# START OF MATERIAL FOR THIS EXERCISE

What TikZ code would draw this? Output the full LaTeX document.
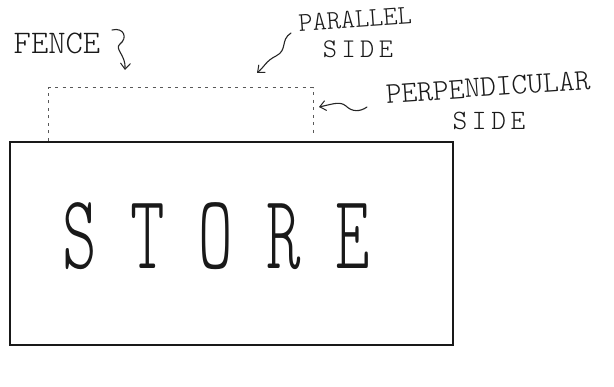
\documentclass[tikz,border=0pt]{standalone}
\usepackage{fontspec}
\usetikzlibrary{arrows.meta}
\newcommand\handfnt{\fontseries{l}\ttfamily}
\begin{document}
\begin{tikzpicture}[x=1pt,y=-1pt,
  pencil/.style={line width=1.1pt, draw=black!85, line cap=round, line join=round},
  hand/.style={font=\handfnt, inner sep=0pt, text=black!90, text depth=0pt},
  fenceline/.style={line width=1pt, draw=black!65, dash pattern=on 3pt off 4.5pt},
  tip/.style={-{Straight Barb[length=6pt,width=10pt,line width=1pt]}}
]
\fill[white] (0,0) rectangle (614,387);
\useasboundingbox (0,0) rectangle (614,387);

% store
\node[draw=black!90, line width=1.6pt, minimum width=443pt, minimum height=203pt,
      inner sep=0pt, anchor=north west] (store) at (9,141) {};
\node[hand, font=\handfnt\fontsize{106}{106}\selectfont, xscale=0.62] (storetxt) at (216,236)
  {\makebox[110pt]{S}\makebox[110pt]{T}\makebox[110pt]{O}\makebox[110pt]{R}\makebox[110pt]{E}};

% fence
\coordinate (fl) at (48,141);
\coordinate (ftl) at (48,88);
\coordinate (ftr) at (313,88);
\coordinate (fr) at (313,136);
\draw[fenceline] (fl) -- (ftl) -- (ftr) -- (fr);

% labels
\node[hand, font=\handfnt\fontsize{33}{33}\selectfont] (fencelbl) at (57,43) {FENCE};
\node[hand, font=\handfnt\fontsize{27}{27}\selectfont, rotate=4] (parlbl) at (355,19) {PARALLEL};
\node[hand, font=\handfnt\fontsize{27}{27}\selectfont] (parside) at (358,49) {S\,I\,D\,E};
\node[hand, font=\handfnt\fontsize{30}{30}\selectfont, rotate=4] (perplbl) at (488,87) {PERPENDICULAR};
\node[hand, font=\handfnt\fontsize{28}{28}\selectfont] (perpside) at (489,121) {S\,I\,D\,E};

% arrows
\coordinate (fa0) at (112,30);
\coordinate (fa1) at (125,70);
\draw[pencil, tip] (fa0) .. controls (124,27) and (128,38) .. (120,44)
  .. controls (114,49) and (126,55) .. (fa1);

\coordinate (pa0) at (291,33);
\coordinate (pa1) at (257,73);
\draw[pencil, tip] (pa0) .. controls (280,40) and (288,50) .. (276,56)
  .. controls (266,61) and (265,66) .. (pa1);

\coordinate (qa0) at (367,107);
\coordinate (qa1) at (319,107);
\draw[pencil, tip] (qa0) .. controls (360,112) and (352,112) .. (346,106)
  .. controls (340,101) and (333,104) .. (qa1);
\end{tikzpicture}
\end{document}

# END OF MATERIAL FOR THIS EXERCISE
# START OF MATERIAL FOR THIS EXERCISE

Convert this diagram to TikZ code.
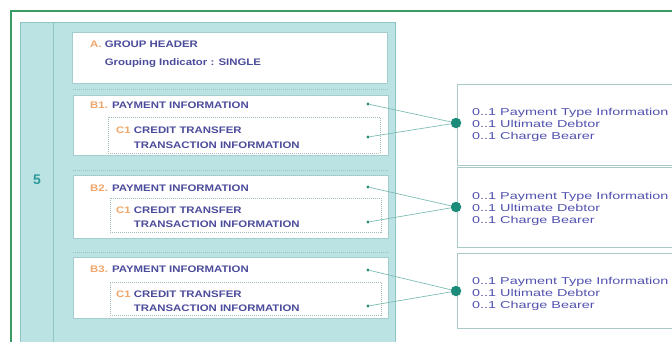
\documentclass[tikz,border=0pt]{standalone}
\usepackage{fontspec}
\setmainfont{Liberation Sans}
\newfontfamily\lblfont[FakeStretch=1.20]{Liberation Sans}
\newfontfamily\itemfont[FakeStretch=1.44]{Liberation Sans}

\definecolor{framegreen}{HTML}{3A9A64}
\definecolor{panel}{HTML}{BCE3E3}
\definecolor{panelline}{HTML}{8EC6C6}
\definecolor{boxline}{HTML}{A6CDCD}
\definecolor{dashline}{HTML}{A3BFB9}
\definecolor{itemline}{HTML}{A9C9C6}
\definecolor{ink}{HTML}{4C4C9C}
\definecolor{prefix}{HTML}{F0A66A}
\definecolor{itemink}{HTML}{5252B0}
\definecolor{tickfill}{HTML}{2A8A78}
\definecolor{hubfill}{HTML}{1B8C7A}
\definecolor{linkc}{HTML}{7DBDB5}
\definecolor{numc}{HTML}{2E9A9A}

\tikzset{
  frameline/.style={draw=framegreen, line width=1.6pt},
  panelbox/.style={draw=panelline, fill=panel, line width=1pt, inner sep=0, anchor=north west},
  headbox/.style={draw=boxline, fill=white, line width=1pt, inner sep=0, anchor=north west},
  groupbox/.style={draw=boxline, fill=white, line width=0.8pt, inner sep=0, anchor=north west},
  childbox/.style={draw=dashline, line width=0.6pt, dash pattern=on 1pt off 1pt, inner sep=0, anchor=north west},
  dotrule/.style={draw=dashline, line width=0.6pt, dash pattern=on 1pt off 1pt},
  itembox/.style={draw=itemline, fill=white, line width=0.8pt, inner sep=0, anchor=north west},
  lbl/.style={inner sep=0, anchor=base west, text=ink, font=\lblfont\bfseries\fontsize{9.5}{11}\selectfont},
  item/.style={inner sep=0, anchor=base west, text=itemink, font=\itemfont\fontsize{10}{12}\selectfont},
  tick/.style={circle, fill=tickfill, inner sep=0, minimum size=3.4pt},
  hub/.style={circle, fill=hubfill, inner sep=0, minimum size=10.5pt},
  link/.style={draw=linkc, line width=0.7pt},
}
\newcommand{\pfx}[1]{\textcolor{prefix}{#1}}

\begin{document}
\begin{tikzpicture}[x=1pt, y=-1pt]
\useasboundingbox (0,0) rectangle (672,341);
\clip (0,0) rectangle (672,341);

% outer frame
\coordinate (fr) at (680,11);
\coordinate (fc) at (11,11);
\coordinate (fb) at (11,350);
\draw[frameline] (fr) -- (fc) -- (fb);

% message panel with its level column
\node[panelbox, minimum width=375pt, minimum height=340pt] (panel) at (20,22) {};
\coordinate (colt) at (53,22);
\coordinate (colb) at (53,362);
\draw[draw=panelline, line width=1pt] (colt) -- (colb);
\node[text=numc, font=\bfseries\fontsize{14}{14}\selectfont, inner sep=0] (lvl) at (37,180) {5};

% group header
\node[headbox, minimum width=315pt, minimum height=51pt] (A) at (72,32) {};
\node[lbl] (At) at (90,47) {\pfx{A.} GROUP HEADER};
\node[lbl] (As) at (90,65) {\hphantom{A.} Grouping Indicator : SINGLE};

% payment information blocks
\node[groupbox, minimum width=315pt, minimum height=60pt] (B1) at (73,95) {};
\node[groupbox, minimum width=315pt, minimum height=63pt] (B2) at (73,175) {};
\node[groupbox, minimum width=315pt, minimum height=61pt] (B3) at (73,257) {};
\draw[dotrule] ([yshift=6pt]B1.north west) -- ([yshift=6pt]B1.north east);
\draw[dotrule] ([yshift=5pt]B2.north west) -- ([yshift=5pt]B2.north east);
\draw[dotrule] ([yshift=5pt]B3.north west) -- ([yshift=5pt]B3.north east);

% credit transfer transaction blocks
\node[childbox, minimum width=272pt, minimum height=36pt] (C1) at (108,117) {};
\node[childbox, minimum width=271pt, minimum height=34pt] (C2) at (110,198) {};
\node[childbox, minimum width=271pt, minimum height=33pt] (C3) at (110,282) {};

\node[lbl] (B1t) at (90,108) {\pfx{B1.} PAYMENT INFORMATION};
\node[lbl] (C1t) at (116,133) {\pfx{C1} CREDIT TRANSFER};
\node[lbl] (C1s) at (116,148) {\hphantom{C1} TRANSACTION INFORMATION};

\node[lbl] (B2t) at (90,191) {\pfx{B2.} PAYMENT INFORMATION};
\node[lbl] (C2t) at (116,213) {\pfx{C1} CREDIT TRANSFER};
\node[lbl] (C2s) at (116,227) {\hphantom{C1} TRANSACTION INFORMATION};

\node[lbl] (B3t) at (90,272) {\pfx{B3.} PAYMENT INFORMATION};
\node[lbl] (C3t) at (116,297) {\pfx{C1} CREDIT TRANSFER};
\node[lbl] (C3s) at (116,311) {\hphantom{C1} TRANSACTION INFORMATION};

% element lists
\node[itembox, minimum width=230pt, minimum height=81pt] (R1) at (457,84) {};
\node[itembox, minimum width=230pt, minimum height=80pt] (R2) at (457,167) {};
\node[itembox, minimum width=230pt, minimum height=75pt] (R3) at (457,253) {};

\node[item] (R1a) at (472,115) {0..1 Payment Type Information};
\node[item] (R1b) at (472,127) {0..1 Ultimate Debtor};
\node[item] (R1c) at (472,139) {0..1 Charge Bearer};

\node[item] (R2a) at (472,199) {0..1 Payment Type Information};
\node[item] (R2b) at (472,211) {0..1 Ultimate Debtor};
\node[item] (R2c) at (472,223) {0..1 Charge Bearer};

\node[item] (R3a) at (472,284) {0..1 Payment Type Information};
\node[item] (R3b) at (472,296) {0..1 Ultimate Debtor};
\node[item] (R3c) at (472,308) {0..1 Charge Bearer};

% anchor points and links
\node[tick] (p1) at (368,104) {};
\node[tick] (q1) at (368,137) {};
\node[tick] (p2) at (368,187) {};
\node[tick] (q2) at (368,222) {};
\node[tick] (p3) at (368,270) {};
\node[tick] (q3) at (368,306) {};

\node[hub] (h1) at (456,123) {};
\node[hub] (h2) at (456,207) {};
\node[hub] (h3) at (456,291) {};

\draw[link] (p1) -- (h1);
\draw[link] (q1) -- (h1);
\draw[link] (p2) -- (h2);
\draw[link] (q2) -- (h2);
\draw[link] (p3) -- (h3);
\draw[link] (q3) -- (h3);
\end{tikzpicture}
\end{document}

# END OF MATERIAL FOR THIS EXERCISE
# START OF MATERIAL FOR THIS EXERCISE

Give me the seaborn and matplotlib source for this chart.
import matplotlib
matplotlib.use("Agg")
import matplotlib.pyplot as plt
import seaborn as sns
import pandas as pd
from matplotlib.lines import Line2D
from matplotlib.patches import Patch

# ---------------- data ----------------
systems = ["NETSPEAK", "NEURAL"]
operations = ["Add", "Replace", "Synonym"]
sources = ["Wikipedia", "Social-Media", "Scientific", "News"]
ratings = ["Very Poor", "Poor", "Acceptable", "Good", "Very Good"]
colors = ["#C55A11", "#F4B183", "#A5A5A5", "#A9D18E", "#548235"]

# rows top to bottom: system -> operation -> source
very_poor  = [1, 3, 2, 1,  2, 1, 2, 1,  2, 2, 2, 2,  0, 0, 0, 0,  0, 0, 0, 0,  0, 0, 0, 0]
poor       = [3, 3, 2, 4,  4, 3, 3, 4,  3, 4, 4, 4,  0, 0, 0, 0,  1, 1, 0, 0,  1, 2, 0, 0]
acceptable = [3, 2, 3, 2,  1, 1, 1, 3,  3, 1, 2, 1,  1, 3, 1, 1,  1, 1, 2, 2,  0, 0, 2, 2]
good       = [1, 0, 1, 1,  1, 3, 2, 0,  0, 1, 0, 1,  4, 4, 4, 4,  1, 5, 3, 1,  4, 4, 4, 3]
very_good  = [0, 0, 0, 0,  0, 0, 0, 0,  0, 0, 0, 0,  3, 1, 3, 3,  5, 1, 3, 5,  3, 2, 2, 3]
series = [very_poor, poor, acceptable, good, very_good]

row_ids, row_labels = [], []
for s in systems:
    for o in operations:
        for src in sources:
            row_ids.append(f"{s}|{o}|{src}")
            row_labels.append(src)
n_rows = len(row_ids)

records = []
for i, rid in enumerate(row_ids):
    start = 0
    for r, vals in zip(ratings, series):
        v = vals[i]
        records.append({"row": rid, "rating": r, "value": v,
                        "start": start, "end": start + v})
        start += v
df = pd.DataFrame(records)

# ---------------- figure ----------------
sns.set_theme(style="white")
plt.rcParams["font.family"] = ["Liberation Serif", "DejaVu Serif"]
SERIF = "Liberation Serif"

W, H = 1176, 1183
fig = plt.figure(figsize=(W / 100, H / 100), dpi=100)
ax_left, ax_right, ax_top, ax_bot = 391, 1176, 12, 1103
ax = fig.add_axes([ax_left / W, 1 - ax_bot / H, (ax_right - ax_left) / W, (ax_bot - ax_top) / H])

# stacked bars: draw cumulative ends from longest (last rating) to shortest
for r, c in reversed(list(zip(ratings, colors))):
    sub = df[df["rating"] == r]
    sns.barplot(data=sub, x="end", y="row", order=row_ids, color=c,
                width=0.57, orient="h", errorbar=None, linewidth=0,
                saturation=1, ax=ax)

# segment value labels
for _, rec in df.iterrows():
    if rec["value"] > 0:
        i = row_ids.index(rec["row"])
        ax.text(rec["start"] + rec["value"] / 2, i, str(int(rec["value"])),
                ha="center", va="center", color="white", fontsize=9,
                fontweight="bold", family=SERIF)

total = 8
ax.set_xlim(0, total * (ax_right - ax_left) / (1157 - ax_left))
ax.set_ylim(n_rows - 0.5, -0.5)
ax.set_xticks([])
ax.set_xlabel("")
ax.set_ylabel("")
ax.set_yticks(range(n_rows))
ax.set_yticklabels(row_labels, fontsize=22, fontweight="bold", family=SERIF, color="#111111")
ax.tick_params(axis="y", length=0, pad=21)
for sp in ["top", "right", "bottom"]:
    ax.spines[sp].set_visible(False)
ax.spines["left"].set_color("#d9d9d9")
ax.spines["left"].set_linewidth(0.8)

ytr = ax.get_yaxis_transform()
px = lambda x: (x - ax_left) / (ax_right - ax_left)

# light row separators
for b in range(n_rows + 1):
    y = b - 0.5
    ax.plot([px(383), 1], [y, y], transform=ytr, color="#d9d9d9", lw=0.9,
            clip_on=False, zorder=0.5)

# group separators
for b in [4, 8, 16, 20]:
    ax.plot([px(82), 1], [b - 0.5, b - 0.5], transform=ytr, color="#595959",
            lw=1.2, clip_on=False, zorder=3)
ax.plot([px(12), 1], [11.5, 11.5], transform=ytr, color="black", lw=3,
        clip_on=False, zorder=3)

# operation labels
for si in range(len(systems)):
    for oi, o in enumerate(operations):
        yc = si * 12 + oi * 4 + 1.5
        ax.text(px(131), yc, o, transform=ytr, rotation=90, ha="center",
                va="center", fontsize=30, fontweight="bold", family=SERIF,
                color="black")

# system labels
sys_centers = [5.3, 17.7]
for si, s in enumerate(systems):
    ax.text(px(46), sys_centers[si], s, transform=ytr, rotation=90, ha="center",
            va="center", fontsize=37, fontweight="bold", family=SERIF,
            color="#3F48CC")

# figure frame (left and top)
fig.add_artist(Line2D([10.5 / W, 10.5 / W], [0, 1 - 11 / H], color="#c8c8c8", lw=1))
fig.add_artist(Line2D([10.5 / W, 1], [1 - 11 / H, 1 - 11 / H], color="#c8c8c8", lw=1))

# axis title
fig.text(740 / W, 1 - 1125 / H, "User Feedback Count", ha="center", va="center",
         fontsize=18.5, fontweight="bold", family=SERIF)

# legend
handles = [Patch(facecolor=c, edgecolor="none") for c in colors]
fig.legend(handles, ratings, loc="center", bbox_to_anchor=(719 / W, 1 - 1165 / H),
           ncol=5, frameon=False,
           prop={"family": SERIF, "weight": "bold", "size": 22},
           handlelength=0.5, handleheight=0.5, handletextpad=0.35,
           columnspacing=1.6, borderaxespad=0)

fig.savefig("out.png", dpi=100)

# END OF MATERIAL FOR THIS EXERCISE

• **AIM OF THE TASK**
Look for the word "code" in every line of the listing and copy the lines that have it.

• **ANSWER**
What TikZ code would draw this? Output the full LaTeX document.
Convert this diagram to TikZ code.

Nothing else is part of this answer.